Of the lines below, count those containing the word "this". Reply with the number alone.

• _Materials provided_:
=======

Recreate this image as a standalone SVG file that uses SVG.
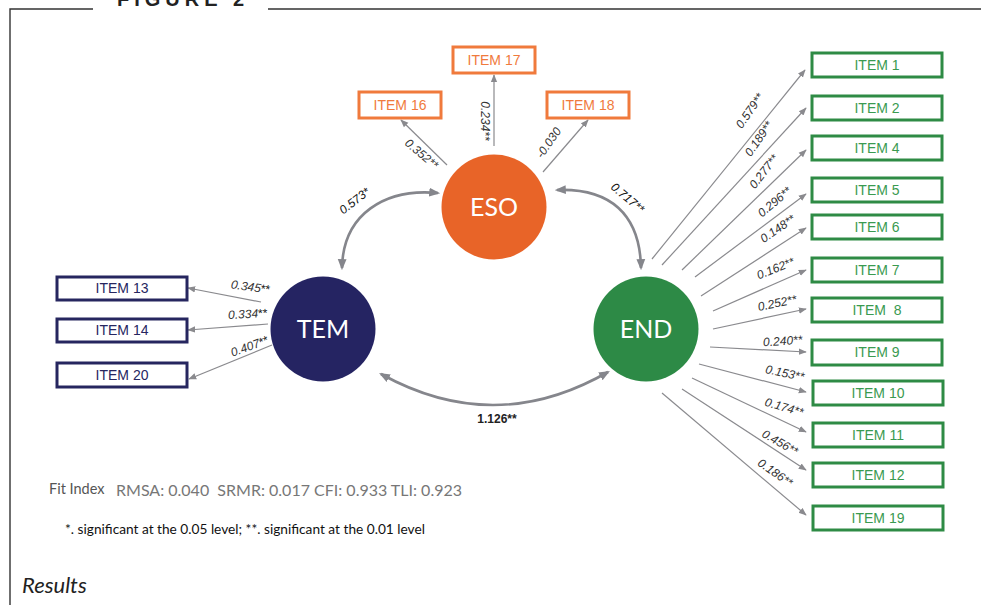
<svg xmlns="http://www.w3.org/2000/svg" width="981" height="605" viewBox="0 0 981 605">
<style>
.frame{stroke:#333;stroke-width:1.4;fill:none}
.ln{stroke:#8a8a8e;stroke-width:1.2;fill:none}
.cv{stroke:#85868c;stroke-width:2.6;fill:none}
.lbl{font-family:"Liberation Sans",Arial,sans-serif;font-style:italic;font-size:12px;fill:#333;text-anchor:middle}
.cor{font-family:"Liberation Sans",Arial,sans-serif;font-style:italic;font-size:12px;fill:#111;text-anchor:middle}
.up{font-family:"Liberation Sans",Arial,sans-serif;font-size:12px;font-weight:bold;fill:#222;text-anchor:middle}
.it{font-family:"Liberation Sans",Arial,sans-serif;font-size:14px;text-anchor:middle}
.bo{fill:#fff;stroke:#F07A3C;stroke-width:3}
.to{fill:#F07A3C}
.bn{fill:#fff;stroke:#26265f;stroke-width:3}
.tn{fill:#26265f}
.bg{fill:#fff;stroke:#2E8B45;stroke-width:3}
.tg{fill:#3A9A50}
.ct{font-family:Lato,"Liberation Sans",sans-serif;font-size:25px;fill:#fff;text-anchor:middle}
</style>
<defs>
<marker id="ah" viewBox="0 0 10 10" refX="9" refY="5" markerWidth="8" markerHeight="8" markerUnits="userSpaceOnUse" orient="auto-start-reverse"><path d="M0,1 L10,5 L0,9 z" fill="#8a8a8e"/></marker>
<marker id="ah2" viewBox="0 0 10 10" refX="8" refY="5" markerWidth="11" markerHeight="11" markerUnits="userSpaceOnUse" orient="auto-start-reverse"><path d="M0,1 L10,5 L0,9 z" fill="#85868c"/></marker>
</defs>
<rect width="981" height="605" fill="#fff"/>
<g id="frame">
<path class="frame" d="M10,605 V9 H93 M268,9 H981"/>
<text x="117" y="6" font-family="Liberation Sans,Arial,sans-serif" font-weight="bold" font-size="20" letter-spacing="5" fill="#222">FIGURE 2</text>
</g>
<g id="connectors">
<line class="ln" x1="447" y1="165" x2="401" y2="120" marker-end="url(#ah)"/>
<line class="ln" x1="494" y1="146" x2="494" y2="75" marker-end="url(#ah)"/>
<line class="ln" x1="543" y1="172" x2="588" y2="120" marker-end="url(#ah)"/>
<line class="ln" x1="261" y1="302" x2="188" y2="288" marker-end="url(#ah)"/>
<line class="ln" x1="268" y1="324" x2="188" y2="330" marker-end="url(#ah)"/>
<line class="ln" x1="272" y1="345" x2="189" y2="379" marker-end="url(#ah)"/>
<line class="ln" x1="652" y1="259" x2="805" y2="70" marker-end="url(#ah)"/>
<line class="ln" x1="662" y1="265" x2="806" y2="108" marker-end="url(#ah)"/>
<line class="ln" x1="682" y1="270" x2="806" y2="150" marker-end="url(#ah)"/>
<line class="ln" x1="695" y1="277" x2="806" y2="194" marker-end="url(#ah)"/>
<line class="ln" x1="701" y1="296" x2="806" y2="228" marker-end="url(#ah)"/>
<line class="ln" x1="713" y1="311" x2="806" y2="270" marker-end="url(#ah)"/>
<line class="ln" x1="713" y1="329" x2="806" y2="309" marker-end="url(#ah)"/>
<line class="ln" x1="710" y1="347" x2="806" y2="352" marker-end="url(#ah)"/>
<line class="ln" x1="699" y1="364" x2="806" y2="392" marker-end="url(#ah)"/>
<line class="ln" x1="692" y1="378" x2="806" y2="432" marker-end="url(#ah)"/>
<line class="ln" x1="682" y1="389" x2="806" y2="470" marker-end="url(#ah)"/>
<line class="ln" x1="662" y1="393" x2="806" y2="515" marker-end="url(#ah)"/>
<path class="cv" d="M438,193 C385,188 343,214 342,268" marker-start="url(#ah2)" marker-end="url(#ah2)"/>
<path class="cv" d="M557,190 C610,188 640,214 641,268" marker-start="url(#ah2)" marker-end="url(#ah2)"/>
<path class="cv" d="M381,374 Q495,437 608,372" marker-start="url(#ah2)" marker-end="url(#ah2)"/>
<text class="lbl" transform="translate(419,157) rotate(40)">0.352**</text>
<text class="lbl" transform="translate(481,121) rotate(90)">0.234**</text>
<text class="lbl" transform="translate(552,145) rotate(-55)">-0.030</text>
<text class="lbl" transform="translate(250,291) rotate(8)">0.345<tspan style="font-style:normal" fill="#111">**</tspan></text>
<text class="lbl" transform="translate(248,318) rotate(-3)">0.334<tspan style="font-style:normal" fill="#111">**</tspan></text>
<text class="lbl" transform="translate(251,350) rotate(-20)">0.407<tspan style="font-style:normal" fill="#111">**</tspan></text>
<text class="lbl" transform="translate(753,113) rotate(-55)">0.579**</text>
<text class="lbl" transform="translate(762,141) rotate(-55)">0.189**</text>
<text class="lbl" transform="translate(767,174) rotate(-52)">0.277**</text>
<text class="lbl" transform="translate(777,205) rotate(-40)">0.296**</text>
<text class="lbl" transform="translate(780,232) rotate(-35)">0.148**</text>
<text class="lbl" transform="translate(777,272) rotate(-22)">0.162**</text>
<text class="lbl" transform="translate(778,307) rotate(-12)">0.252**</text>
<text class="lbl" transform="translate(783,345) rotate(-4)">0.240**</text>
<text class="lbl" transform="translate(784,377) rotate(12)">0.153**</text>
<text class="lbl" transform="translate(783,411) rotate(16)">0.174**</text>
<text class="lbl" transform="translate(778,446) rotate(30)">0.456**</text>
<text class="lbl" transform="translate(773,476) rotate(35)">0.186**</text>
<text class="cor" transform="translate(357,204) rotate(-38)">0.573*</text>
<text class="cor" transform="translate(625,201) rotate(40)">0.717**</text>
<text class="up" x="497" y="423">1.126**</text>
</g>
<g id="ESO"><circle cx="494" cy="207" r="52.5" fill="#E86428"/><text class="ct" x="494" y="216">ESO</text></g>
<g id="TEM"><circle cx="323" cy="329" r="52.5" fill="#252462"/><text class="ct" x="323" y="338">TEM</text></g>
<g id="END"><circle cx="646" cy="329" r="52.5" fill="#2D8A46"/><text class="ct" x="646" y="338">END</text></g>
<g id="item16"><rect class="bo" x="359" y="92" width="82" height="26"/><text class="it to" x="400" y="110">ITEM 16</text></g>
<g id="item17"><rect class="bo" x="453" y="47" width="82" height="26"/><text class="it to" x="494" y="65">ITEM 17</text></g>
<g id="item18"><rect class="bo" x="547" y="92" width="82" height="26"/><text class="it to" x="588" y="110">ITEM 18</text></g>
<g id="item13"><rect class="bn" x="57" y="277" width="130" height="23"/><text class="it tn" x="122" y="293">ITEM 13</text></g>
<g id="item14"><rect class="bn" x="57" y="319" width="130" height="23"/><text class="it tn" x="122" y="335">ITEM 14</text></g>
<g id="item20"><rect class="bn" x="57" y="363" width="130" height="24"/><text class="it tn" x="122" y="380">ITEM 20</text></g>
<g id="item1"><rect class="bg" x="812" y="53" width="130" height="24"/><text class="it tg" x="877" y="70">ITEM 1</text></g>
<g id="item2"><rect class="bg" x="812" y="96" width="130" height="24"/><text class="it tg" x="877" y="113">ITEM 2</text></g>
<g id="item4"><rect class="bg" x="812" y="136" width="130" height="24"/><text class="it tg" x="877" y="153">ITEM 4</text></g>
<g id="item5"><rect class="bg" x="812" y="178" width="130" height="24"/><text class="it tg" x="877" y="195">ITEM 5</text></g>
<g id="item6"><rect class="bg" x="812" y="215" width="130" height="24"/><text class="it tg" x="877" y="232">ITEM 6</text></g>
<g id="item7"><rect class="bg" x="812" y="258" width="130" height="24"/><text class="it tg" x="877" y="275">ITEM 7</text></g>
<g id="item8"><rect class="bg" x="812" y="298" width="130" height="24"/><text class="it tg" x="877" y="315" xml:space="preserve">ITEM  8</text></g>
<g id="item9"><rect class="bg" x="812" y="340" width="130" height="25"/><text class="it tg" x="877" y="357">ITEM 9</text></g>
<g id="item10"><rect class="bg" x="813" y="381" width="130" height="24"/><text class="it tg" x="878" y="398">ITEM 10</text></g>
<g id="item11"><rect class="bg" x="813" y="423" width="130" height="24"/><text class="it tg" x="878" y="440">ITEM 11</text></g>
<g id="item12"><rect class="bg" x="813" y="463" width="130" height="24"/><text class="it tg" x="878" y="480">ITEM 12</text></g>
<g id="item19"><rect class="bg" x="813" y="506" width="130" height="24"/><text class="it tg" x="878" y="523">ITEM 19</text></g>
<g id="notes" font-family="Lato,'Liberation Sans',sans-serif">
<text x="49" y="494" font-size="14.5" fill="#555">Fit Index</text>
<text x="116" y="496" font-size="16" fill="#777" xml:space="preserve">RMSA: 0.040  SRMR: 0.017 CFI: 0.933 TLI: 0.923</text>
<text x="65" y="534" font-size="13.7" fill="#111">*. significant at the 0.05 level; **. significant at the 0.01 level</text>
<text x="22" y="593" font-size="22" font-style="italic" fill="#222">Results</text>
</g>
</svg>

=======

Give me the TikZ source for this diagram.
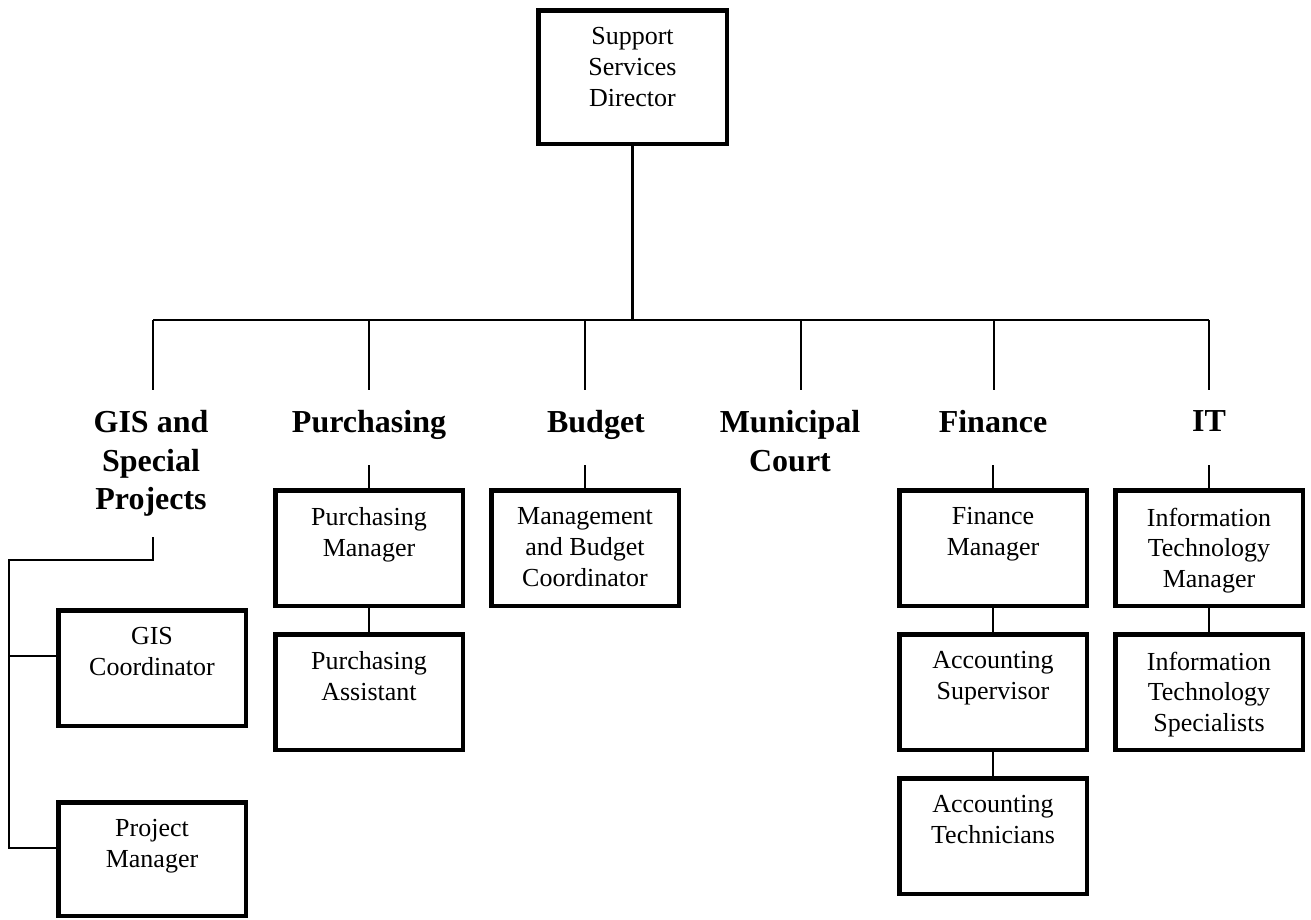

=======

• _Exercise result_: 2